The Pokemon Go craze continues and has now hit Holocaust memorials in Germany and a Jewish cemetery in Britain, JTA reported Sunday.
Players who use the highly popular application walk around real-life neighborhoods to hunt and catch virtual cartoon characters on their smartphone screens.
According to news reports cited by JTA, players have in recent days been gleefully seeking Pokemon creatures using their cellphones at a memorial for the 320 murdered Jews of Aurich, a town in Lower Saxony.
The new app has already caused trouble for Holocaust museums, as both the Holocaust Museum in Washington, DC, and the Auschwitz Museum in Poland have asked the application's developers to remove their museums from the app.
Gunther Siebels-Michel, on the board of the German-Israel Society in East Frisia, told the NWZ online newspaper last week that he was outraged over the use of the app at the memorial, calling the behavior "completely inappropriate."
He said the society would likely lodge a complaint with the U.S. developer of the game, Niantic.
Meanwhile in London, reported JTA, Pokemon-playing youngsters were found walking over graves in a Jewish cemetery in Edmonton search of the game’s virtual monsters.
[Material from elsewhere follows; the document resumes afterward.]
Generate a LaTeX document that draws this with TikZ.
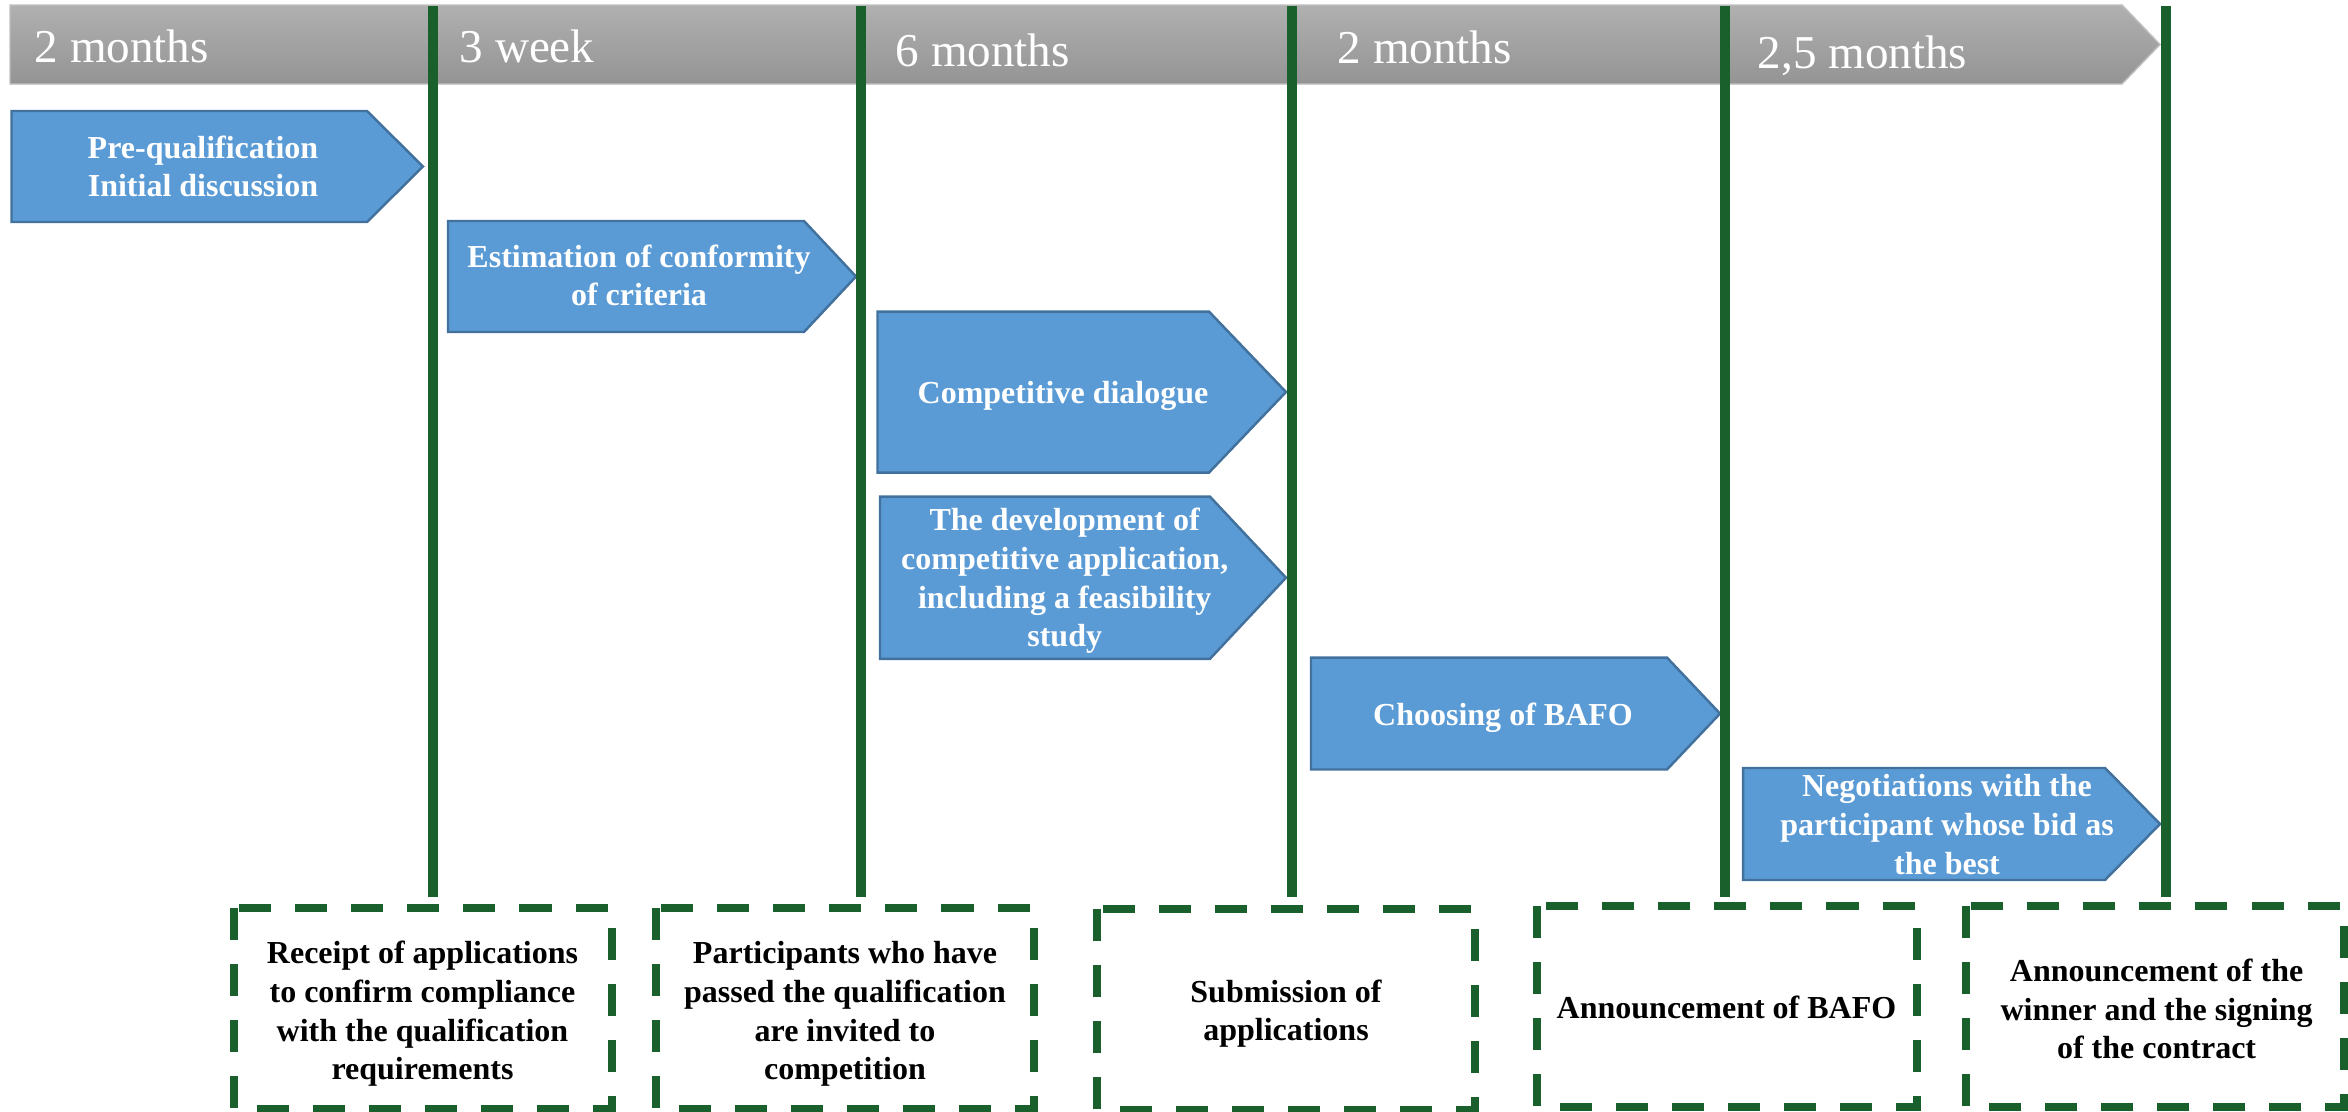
\documentclass[tikz,border=0pt]{standalone}
\usepackage{fontspec}
\setmainfont{Liberation Serif}
\definecolor{barblue}{RGB}{91,155,213}
\definecolor{barblueedge}{RGB}{65,113,156}
\definecolor{mygreen}{RGB}{25,96,45}
\definecolor{graytop}{RGB}{176,176,176}
\definecolor{graybot}{RGB}{148,148,148}
\definecolor{grayedge}{RGB}{190,190,190}
\begin{document}
\begin{tikzpicture}[x=0.01cm,y=-0.01cm,
  arrowbox/.style={fill=barblue,draw=barblueedge,line width=0.7pt},
  arrowtext/.style={text=white,font=\fontsize{9.1}{11}\selectfont\bfseries,align=center,inner sep=0pt},
  headtext/.style={text=white,font=\fontsize{13.4}{16}\selectfont,anchor=base west,inner sep=0pt},
  milestone/.style={draw=mygreen,line width=3.1pt},
  dashbox/.style={draw=mygreen,line width=2.3pt,dash pattern=on 0.32cm off 0.24cm},
  dtext/.style={text=black,font=\fontsize{9.1}{11}\selectfont\bfseries,align=center,inner sep=0pt}]

\useasboundingbox (0,0) rectangle (2348,1112);

% grey time bar
\shade[top color=graytop,bottom color=graybot,draw=grayedge,line width=0.4pt]
  (10,5) -- (2122,5) -- (2160,44.5) -- (2122,84) -- (10,84) -- cycle;

\node[headtext] (h1) at (34,62) {2 months};
\node[headtext] (h2) at (459,62) {3 week};
\node[headtext] (h3) at (895,66.7) {6 months};
\node[headtext] (h4) at (1337,63) {2 months};
\node[headtext] (h5) at (1757,68) {2,5 months};

% blue stage arrows
\filldraw[arrowbox] (11.5,111) -- (367,111) -- (423,166.5) -- (367,222) -- (11.5,222) -- cycle;
\filldraw[arrowbox] (448,221) -- (804,221) -- (856,276.5) -- (804,332) -- (448,332) -- cycle;
\filldraw[arrowbox] (877.5,311.6) -- (1209,311.6) -- (1286,392) -- (1209,472.6) -- (877.5,472.6) -- cycle;
\filldraw[arrowbox] (880,496.7) -- (1210,496.7) -- (1286,577.7) -- (1210,658.8) -- (880,658.8) -- cycle;
\filldraw[arrowbox] (1311,657.6) -- (1667,657.6) -- (1720,713.6) -- (1667,769.5) -- (1311,769.5) -- cycle;
\filldraw[arrowbox] (1743,768) -- (2105,768) -- (2160,824) -- (2105,880) -- (1743,880) -- cycle;

\node[arrowtext] (a1) at (203,166.5) {Pre-qualification\\Initial discussion};
\node[arrowtext] (a2) at (639,275.5) {Estimation of conformity\\of criteria};
\node[arrowtext,anchor=base] (a3) at (1063,403) {Competitive dialogue};
\node[arrowtext] (a4) at (1064.7,581) {The development of\\competitive application,\\including a feasibility\\study};
\node[arrowtext,anchor=base] (a5) at (1503,725) {Choosing of BAFO};
\node[arrowtext] (a6) at (1947,824.5) {Negotiations with the\\participant whose bid as\\the best};

% green milestone lines
\draw[milestone] (433,6) -- (433,897);
\draw[milestone] (861,6) -- (861,897);
\draw[milestone] (1292,6) -- (1292,897);
\draw[milestone] (1725,6) -- (1725,897);
\draw[milestone] (2166,6) -- (2166,897);

% dashed milestone boxes
\draw[dashbox] (234,908) rectangle (612,1109);
\draw[dashbox] (656,908) rectangle (1034,1109);
\draw[dashbox] (1097,908.7) rectangle (1475,1110);
\draw[dashbox] (1537,906) rectangle (1917,1107);
\draw[dashbox] (1966,906) rectangle (2344,1107);

\node[dtext] (b1) at (422.5,1014) {Receipt of applications\\to confirm compliance\\with the qualification\\requirements};
\node[dtext] (b2) at (845,1014) {Participants who have\\passed the qualification\\are invited to\\competition};
\node[dtext] (b3) at (1286,1013.5) {Submission of\\applications};
\node[dtext,anchor=base] (b4) at (1726.5,1018) {Announcement of BAFO};
\node[dtext] (b5) at (2156.6,1009) {Announcement of the\\winner and the signing\\of the contract};
\end{tikzpicture}
\end{document}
Stanley Kaye, a local historian, asked the teens to refrain from doing so at Federation Cemetery on Monday, The Jewish News of London reported.
In southern Germany, Karl Freller, director of the Foundation for Bavarian Memorials, has written to Niantic asking them to keep the memorials at the former Dachau and Flossenburg concentration camps off the app.
But in Russia, the main Jewish religious group, the Federation of Jewish Communities of Russia, said on July 19 that it does not mind people playing Pokemon Go around synagogues and other cultural buildings.
The group, which is a Chabad-affiliated umbrella, said it is not against the game as long as it is not disturbing the congregation.
"We don't see any problem," the Jewish federation's spokesman, Andrei Glotser, told the Tass news agency. "Let them come and search; maybe even something useful will come out of this!"
In fact, in St. Petersburg, the Grand Choral Synagogue even offered a prize – a kosher wine bottle – for anyone who catches a Pokemon on the premises.
In addition to all the above, the IDF has warned soldiers that the new app is not to be used on military bases, fearing soldiers might accidentally reveal sensitive information about military bases and army operations.